* [What needs to be done]: Return the records from the first line through the line containing "minimum width=2.08cm] (tongue)", and leave out the pictures.

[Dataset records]
***
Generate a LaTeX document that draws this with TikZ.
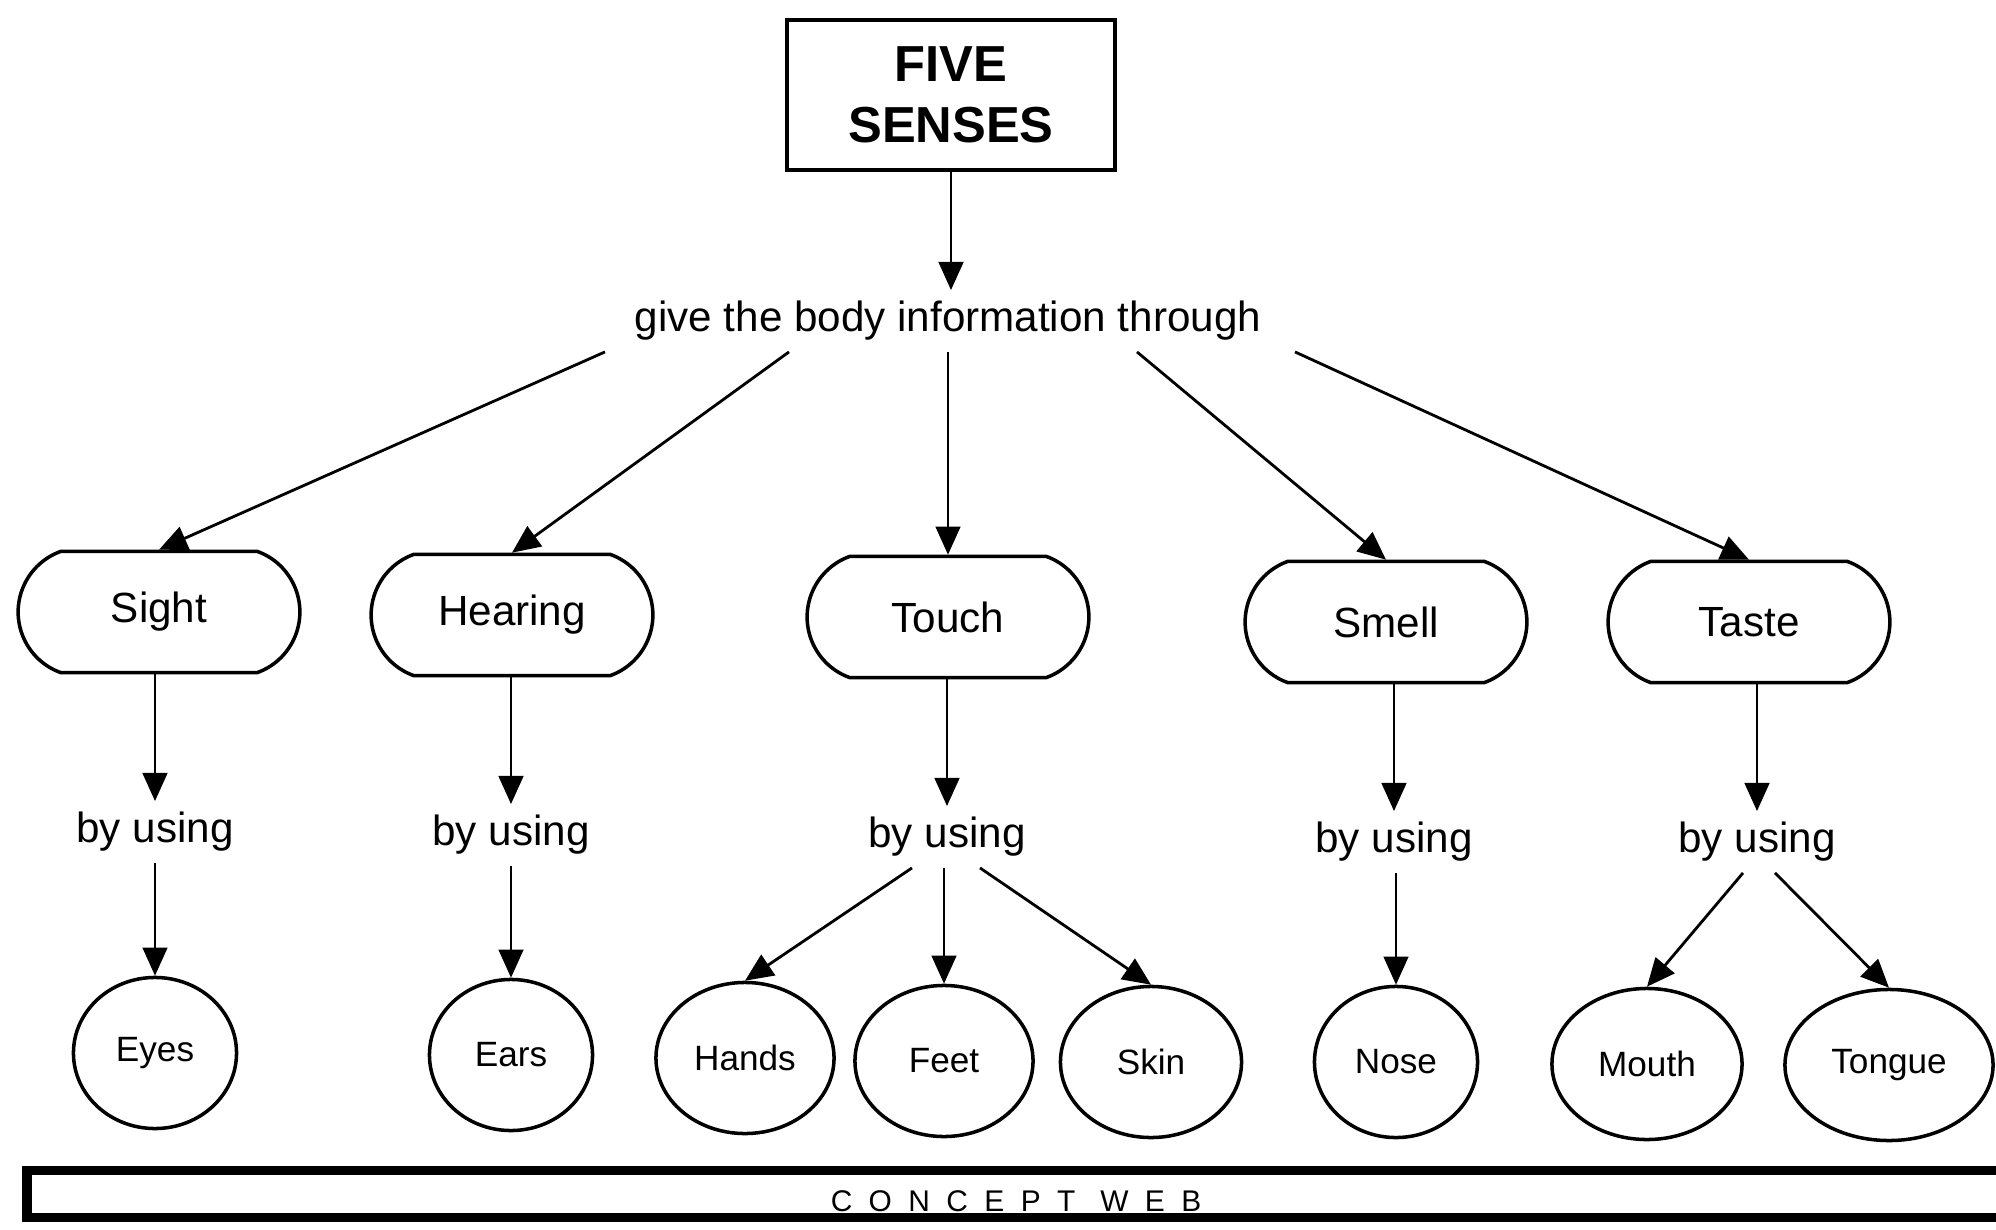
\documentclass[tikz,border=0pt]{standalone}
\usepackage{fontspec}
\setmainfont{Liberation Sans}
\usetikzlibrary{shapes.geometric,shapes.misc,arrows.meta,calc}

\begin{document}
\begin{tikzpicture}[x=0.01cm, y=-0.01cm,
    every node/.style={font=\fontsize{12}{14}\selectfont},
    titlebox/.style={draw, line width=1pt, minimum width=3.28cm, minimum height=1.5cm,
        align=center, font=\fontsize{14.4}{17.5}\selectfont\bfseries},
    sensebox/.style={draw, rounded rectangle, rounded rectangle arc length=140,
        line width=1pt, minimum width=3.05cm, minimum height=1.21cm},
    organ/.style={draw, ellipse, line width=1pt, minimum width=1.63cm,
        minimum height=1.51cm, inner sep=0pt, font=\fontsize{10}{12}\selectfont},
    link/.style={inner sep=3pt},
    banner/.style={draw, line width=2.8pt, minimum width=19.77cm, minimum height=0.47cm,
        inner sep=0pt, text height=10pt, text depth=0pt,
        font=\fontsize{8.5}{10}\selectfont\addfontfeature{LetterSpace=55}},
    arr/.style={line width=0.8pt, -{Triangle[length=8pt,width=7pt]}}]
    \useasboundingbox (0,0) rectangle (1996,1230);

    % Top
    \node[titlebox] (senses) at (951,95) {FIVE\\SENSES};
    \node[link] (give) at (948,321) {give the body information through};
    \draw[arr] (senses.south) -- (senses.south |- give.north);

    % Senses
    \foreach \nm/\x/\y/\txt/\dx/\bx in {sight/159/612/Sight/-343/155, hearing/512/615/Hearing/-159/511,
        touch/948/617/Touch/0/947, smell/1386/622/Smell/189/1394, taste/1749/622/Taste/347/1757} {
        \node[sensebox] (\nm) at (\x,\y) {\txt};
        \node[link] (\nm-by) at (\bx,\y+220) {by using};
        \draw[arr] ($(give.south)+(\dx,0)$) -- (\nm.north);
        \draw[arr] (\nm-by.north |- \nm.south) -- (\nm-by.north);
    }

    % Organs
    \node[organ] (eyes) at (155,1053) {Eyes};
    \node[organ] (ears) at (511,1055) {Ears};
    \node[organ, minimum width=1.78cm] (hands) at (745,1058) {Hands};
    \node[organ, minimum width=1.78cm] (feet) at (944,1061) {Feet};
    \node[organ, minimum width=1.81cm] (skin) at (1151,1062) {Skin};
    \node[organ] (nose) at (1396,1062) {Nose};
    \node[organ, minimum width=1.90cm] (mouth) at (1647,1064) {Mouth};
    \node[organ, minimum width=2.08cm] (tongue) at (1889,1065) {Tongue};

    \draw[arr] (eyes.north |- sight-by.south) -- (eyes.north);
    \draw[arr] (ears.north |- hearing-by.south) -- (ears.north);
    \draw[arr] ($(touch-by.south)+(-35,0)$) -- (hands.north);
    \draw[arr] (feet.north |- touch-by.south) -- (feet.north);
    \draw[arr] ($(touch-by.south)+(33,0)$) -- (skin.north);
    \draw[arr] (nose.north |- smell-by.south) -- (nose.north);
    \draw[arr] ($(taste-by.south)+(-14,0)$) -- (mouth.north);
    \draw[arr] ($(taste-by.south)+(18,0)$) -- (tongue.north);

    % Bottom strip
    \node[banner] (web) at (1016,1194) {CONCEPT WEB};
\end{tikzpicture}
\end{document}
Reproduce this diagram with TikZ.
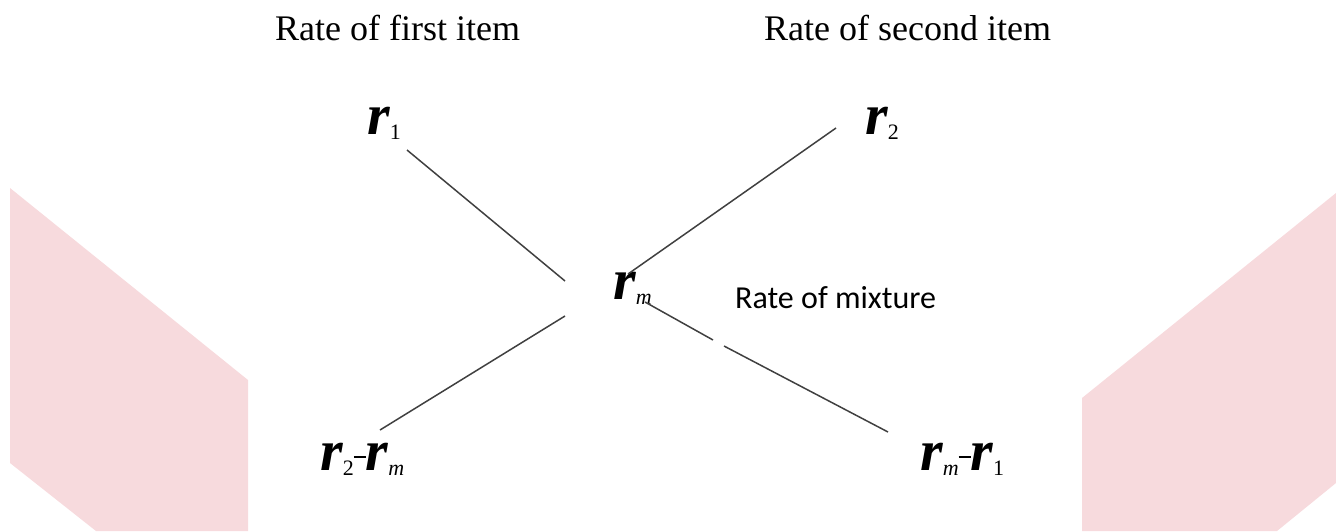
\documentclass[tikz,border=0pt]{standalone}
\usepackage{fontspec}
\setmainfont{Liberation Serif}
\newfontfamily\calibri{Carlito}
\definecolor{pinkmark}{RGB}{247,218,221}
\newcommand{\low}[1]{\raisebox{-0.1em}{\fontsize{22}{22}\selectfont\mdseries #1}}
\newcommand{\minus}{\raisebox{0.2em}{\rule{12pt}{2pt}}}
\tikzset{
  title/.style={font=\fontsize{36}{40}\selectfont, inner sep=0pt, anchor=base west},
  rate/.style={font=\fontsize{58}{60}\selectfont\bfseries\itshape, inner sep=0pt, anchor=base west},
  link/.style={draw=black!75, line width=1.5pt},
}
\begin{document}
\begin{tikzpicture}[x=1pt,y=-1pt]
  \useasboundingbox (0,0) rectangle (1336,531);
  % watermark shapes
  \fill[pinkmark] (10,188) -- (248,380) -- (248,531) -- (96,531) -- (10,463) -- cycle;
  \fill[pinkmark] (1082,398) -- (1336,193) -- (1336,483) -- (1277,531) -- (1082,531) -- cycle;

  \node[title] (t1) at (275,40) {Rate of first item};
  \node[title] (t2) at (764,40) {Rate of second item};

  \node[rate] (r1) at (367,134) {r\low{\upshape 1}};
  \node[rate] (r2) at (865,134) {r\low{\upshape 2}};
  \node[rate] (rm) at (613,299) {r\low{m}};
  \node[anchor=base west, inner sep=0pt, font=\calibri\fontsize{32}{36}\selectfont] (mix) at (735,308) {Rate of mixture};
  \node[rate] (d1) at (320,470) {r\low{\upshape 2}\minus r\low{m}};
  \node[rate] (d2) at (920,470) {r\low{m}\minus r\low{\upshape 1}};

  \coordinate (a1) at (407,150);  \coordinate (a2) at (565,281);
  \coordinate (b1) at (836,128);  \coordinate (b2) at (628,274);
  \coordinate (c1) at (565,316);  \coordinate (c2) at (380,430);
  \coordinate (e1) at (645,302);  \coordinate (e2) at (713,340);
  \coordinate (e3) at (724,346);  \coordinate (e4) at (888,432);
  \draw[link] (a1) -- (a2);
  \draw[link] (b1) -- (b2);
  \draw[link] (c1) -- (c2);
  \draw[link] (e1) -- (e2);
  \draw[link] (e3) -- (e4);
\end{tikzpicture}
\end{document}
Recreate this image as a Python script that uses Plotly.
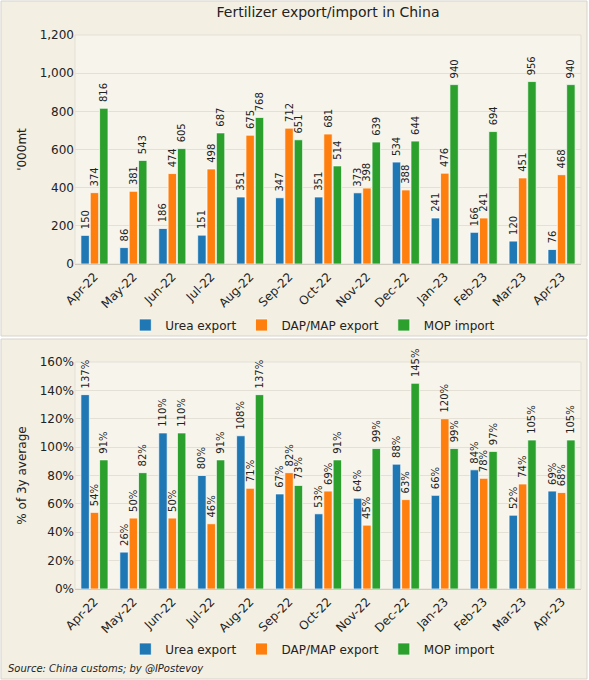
***
* [Response]:
Generate a LaTeX document that draws this with TikZ.
\documentclass[tikz,border=0pt]{standalone}
\usepackage{fontspec}
\setmainfont{Liberation Sans}
\usetikzlibrary{shapes.geometric,shapes.misc,arrows.meta,calc}

\begin{document}
\begin{tikzpicture}[x=0.01cm, y=-0.01cm,
    every node/.style={font=\fontsize{12}{14}\selectfont},
    titlebox/.style={draw, line width=1pt, minimum width=3.28cm, minimum height=1.5cm,
        align=center, font=\fontsize{14.4}{17.5}\selectfont\bfseries},
    sensebox/.style={draw, rounded rectangle, rounded rectangle arc length=140,
        line width=1pt, minimum width=3.05cm, minimum height=1.21cm},
    organ/.style={draw, ellipse, line width=1pt, minimum width=1.63cm,
        minimum height=1.51cm, inner sep=0pt, font=\fontsize{10}{12}\selectfont},
    link/.style={inner sep=3pt},
    banner/.style={draw, line width=2.8pt, minimum width=19.77cm, minimum height=0.47cm,
        inner sep=0pt, text height=10pt, text depth=0pt,
        font=\fontsize{8.5}{10}\selectfont\addfontfeature{LetterSpace=55}},
    arr/.style={line width=0.8pt, -{Triangle[length=8pt,width=7pt]}}]
    \useasboundingbox (0,0) rectangle (1996,1230);

    % Top
    \node[titlebox] (senses) at (951,95) {FIVE\\SENSES};
    \node[link] (give) at (948,321) {give the body information through};
    \draw[arr] (senses.south) -- (senses.south |- give.north);

    % Senses
    \foreach \nm/\x/\y/\txt/\dx/\bx in {sight/159/612/Sight/-343/155, hearing/512/615/Hearing/-159/511,
        touch/948/617/Touch/0/947, smell/1386/622/Smell/189/1394, taste/1749/622/Taste/347/1757} {
        \node[sensebox] (\nm) at (\x,\y) {\txt};
        \node[link] (\nm-by) at (\bx,\y+220) {by using};
        \draw[arr] ($(give.south)+(\dx,0)$) -- (\nm.north);
        \draw[arr] (\nm-by.north |- \nm.south) -- (\nm-by.north);
    }

    % Organs
    \node[organ] (eyes) at (155,1053) {Eyes};
    \node[organ] (ears) at (511,1055) {Ears};
    \node[organ, minimum width=1.78cm] (hands) at (745,1058) {Hands};
    \node[organ, minimum width=1.78cm] (feet) at (944,1061) {Feet};
    \node[organ, minimum width=1.81cm] (skin) at (1151,1062) {Skin};
    \node[organ] (nose) at (1396,1062) {Nose};
    \node[organ, minimum width=1.90cm] (mouth) at (1647,1064) {Mouth};
    \node[organ, minimum width=2.08cm] (tongue) at (1889,1065) {Tongue};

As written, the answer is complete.